Given that Martinez is still so young, given that he has approached the national team job as if he were a club manager, is it a fair assumption that he will go back to club football one day? He is, after all, perennially linked with a return to the Premier League.

“I am really bad at predicting the future!” he says. “When I signed for Belgium there was the World Cup two years later and maybe then [I thought] I would go back to club-level football, but five years down the line I am still enjoying my day-to-day work and really happy with what I am allowed to do.

“Doing the Euros was a big target, it looked like I would do that and it would be my time in Belgium. But it was delayed and I cannot think of anything else apart from going into a major tournament and seeing what we can do.

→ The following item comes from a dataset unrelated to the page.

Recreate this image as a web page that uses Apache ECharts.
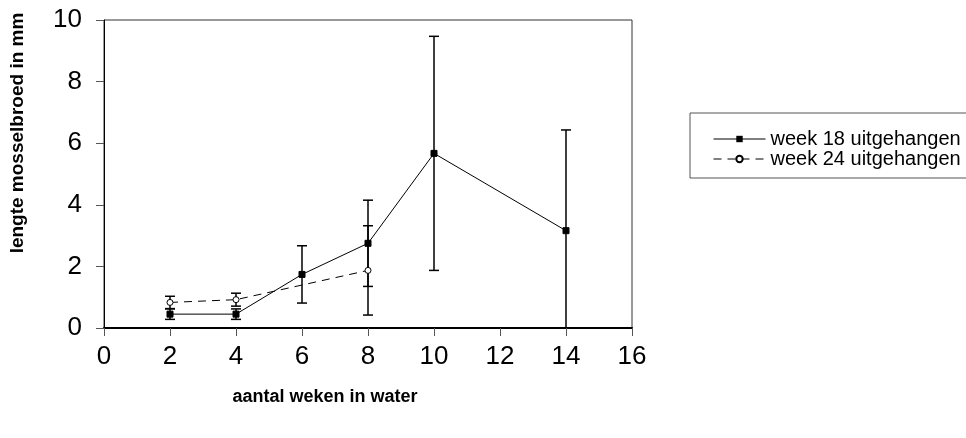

“The future? The answer is very clear. Don’t ask me because whatever I tell you, I will probably be wrong. What is true is that I always look at football as today and the intensity you have to put in and whatever happens tomorrow I will accept.”

But would he consider leaving after a successful campaign at the Euros? “As a manager I always enjoy building clubs and then I work through a philosophy and a way of playing and to create good memories with fans... everyone wants to win titles and achieve objectives and that will never change,” Martinez explains.

“I look back on seven years in the Premier League and everything is about the next game. You never have the chance to look back and I have had the time to do that and assess all the work.

“And then in the last five years of international football there have been the demands of a team that wants to stay as number one. It’s a real good way of developing as a coach. I have not looked any further than these Euros and then we will see.”